(DIRECTIONS FOR THIS TASK): Your task is to copy the listing exactly. Drop any pictures from the copy.

(SUPPLIED ENTRIES):
|---|

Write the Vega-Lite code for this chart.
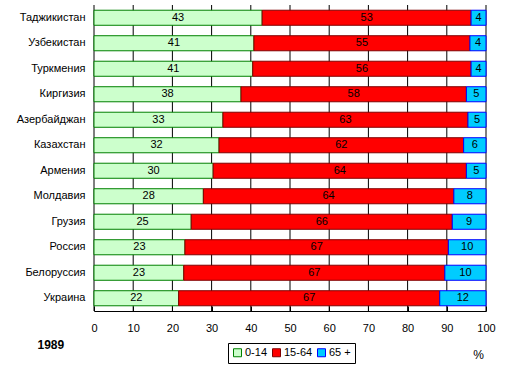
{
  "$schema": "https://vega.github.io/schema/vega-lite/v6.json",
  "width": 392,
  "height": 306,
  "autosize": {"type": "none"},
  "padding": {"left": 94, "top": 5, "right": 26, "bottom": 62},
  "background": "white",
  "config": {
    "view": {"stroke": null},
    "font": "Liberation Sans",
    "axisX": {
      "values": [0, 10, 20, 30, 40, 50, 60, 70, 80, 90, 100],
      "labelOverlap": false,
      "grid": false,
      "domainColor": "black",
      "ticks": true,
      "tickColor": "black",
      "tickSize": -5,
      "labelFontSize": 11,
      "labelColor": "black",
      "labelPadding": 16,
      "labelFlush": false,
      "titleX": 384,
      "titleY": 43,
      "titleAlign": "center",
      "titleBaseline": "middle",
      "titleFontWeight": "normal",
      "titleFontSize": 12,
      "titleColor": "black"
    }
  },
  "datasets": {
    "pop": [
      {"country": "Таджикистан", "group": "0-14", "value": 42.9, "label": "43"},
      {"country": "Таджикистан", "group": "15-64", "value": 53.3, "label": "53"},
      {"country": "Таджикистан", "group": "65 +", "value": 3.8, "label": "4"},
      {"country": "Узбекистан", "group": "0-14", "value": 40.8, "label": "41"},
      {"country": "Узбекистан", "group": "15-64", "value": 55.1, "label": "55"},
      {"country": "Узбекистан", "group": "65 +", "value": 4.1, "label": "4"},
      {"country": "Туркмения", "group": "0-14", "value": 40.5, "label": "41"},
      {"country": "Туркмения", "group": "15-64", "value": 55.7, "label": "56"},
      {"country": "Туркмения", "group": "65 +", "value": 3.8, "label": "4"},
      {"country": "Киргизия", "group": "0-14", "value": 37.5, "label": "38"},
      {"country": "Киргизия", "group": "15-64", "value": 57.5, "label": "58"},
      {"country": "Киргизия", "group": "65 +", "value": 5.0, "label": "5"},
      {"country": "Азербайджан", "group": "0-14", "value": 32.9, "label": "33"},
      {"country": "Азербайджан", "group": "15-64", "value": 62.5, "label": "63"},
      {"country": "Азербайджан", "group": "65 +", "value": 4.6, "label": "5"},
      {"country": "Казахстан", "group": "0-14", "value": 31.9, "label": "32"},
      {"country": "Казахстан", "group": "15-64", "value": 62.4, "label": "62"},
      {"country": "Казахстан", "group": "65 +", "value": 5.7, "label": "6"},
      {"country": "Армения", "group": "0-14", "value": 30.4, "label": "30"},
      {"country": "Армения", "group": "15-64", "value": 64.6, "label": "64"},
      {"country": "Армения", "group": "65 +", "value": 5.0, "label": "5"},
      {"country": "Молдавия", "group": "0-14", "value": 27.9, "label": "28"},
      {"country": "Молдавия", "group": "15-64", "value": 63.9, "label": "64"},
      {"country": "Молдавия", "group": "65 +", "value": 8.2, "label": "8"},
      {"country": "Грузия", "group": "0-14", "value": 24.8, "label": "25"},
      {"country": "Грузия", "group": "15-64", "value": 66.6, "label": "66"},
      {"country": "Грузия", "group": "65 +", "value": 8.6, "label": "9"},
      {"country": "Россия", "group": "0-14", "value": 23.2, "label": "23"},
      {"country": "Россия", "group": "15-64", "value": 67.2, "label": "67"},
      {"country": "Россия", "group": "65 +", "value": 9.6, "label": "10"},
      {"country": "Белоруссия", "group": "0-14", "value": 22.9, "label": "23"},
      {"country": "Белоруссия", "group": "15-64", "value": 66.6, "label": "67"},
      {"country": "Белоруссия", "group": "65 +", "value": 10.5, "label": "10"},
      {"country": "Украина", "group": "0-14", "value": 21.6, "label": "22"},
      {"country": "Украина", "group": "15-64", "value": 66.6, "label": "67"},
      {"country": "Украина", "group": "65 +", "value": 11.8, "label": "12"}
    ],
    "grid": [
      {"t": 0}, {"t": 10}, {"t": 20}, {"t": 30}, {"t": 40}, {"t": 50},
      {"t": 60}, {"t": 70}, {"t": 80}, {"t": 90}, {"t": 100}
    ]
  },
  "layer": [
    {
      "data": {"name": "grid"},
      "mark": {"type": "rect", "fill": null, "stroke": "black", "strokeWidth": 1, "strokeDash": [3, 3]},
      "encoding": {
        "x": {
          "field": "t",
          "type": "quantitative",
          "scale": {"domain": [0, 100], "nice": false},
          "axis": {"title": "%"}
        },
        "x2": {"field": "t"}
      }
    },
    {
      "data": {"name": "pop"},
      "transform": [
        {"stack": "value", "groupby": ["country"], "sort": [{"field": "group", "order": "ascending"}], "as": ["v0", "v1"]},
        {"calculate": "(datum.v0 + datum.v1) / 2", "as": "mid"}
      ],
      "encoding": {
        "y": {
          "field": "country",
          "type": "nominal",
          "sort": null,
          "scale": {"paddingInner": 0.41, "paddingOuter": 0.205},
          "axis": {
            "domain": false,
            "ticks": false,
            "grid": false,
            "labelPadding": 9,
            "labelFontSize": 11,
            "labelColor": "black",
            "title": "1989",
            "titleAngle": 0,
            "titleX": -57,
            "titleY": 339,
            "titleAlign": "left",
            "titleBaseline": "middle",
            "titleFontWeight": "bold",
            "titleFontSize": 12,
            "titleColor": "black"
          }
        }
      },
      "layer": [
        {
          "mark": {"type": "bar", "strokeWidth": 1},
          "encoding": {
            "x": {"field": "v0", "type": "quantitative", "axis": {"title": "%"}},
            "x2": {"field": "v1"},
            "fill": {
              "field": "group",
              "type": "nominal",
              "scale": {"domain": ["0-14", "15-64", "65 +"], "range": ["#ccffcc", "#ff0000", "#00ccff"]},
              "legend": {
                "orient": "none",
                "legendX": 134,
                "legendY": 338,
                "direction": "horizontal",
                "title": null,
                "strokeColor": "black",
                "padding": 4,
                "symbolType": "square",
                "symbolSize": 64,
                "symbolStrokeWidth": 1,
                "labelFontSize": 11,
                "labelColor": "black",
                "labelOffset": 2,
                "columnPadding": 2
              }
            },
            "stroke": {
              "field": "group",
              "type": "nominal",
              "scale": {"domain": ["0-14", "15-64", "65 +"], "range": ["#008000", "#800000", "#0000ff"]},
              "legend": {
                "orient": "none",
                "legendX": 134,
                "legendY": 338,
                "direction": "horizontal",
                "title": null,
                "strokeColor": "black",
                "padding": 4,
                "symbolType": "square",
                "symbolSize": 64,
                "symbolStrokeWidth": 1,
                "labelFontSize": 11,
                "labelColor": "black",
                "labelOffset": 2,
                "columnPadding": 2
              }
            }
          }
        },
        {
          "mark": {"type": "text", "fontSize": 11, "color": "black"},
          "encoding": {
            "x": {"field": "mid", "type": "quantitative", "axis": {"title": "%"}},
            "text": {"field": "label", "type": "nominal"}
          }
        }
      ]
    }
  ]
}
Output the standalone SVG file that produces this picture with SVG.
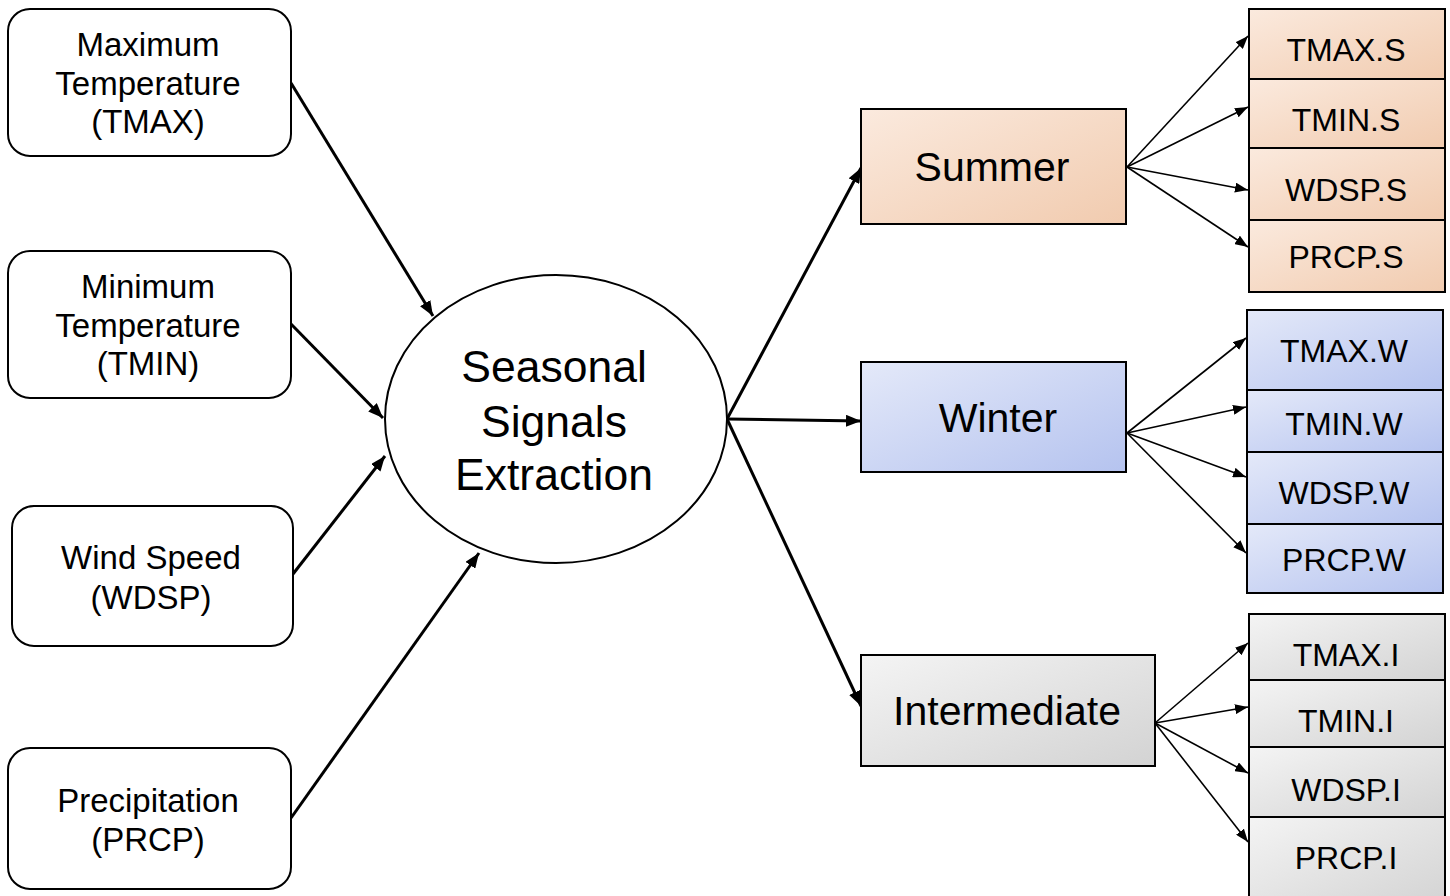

|---|

(EXERCISE OUTPUT):
Write the Vega-Lite code for this chart.
{
  "$schema": "https://vega.github.io/schema/vega-lite/v6.json",
  "width": 392,
  "height": 306,
  "autosize": {"type": "none"},
  "padding": {"left": 94, "top": 5, "right": 26, "bottom": 62},
  "background": "white",
  "config": {
    "view": {"stroke": null},
    "font": "Liberation Sans",
    "axisX": {
      "values": [0, 10, 20, 30, 40, 50, 60, 70, 80, 90, 100],
      "labelOverlap": false,
      "grid": false,
      "domainColor": "black",
      "ticks": true,
      "tickColor": "black",
      "tickSize": -5,
      "labelFontSize": 11,
      "labelColor": "black",
      "labelPadding": 16,
      "labelFlush": false,
      "titleX": 384,
      "titleY": 43,
      "titleAlign": "center",
      "titleBaseline": "middle",
      "titleFontWeight": "normal",
      "titleFontSize": 12,
      "titleColor": "black"
    }
  },
  "datasets": {
    "pop": [
      {"country": "Таджикистан", "group": "0-14", "value": 42.9, "label": "43"},
      {"country": "Таджикистан", "group": "15-64", "value": 53.3, "label": "53"},
      {"country": "Таджикистан", "group": "65 +", "value": 3.8, "label": "4"},
      {"country": "Узбекистан", "group": "0-14", "value": 40.8, "label": "41"},
      {"country": "Узбекистан", "group": "15-64", "value": 55.1, "label": "55"},
      {"country": "Узбекистан", "group": "65 +", "value": 4.1, "label": "4"},
      {"country": "Туркмения", "group": "0-14", "value": 40.5, "label": "41"},
      {"country": "Туркмения", "group": "15-64", "value": 55.7, "label": "56"},
      {"country": "Туркмения", "group": "65 +", "value": 3.8, "label": "4"},
      {"country": "Киргизия", "group": "0-14", "value": 37.5, "label": "38"},
      {"country": "Киргизия", "group": "15-64", "value": 57.5, "label": "58"},
      {"country": "Киргизия", "group": "65 +", "value": 5.0, "label": "5"},
      {"country": "Азербайджан", "group": "0-14", "value": 32.9, "label": "33"},
      {"country": "Азербайджан", "group": "15-64", "value": 62.5, "label": "63"},
      {"country": "Азербайджан", "group": "65 +", "value": 4.6, "label": "5"},
      {"country": "Казахстан", "group": "0-14", "value": 31.9, "label": "32"},
      {"country": "Казахстан", "group": "15-64", "value": 62.4, "label": "62"},
      {"country": "Казахстан", "group": "65 +", "value": 5.7, "label": "6"},
      {"country": "Армения", "group": "0-14", "value": 30.4, "label": "30"},
      {"country": "Армения", "group": "15-64", "value": 64.6, "label": "64"},
      {"country": "Армения", "group": "65 +", "value": 5.0, "label": "5"},
      {"country": "Молдавия", "group": "0-14", "value": 27.9, "label": "28"},
      {"country": "Молдавия", "group": "15-64", "value": 63.9, "label": "64"},
      {"country": "Молдавия", "group": "65 +", "value": 8.2, "label": "8"},
      {"country": "Грузия", "group": "0-14", "value": 24.8, "label": "25"},
      {"country": "Грузия", "group": "15-64", "value": 66.6, "label": "66"},
      {"country": "Грузия", "group": "65 +", "value": 8.6, "label": "9"},
      {"country": "Россия", "group": "0-14", "value": 23.2, "label": "23"},
      {"country": "Россия", "group": "15-64", "value": 67.2, "label": "67"},
      {"country": "Россия", "group": "65 +", "value": 9.6, "label": "10"},
      {"country": "Белоруссия", "group": "0-14", "value": 22.9, "label": "23"},
      {"country": "Белоруссия", "group": "15-64", "value": 66.6, "label": "67"},
      {"country": "Белоруссия", "group": "65 +", "value": 10.5, "label": "10"},
      {"country": "Украина", "group": "0-14", "value": 21.6, "label": "22"},
      {"country": "Украина", "group": "15-64", "value": 66.6, "label": "67"},
      {"country": "Украина", "group": "65 +", "value": 11.8, "label": "12"}
    ],
    "grid": [
      {"t": 0}, {"t": 10}, {"t": 20}, {"t": 30}, {"t": 40}, {"t": 50},
      {"t": 60}, {"t": 70}, {"t": 80}, {"t": 90}, {"t": 100}
    ]
  },
  "layer": [
    {
      "data": {"name": "grid"},
      "mark": {"type": "rect", "fill": null, "stroke": "black", "strokeWidth": 1, "strokeDash": [3, 3]},
      "encoding": {
        "x": {
          "field": "t",
          "type": "quantitative",
          "scale": {"domain": [0, 100], "nice": false},
          "axis": {"title": "%"}
        },
        "x2": {"field": "t"}
      }
    },
    {
      "data": {"name": "pop"},
      "transform": [
        {"stack": "value", "groupby": ["country"], "sort": [{"field": "group", "order": "ascending"}], "as": ["v0", "v1"]},
        {"calculate": "(datum.v0 + datum.v1) / 2", "as": "mid"}
      ],
      "encoding": {
        "y": {
          "field": "country",
          "type": "nominal",
          "sort": null,
          "scale": {"paddingInner": 0.41, "paddingOuter": 0.205},
          "axis": {
            "domain": false,
            "ticks": false,
            "grid": false,
            "labelPadding": 9,
            "labelFontSize": 11,
            "labelColor": "black",
            "title": "1989",
            "titleAngle": 0,
            "titleX": -57,
            "titleY": 339,
            "titleAlign": "left",
            "titleBaseline": "middle",
            "titleFontWeight": "bold",
            "titleFontSize": 12,
            "titleColor": "black"
          }
        }
      },
      "layer": [
        {
          "mark": {"type": "bar", "strokeWidth": 1},
          "encoding": {
            "x": {"field": "v0", "type": "quantitative", "axis": {"title": "%"}},
            "x2": {"field": "v1"},
            "fill": {
              "field": "group",
              "type": "nominal",
              "scale": {"domain": ["0-14", "15-64", "65 +"], "range": ["#ccffcc", "#ff0000", "#00ccff"]},
              "legend": {
                "orient": "none",
                "legendX": 134,
                "legendY": 338,
                "direction": "horizontal",
                "title": null,
                "strokeColor": "black",
                "padding": 4,
                "symbolType": "square",
                "symbolSize": 64,
                "symbolStrokeWidth": 1,
                "labelFontSize": 11,
                "labelColor": "black",
                "labelOffset": 2,
                "columnPadding": 2
              }
            },
            "stroke": {
              "field": "group",
              "type": "nominal",
              "scale": {"domain": ["0-14", "15-64", "65 +"], "range": ["#008000", "#800000", "#0000ff"]},
              "legend": {
                "orient": "none",
                "legendX": 134,
                "legendY": 338,
                "direction": "horizontal",
                "title": null,
                "strokeColor": "black",
                "padding": 4,
                "symbolType": "square",
                "symbolSize": 64,
                "symbolStrokeWidth": 1,
                "labelFontSize": 11,
                "labelColor": "black",
                "labelOffset": 2,
                "columnPadding": 2
              }
            }
          }
        },
        {
          "mark": {"type": "text", "fontSize": 11, "color": "black"},
          "encoding": {
            "x": {"field": "mid", "type": "quantitative", "axis": {"title": "%"}},
            "text": {"field": "label", "type": "nominal"}
          }
        }
      ]
    }
  ]
}
Output the standalone SVG file that produces this picture with SVG.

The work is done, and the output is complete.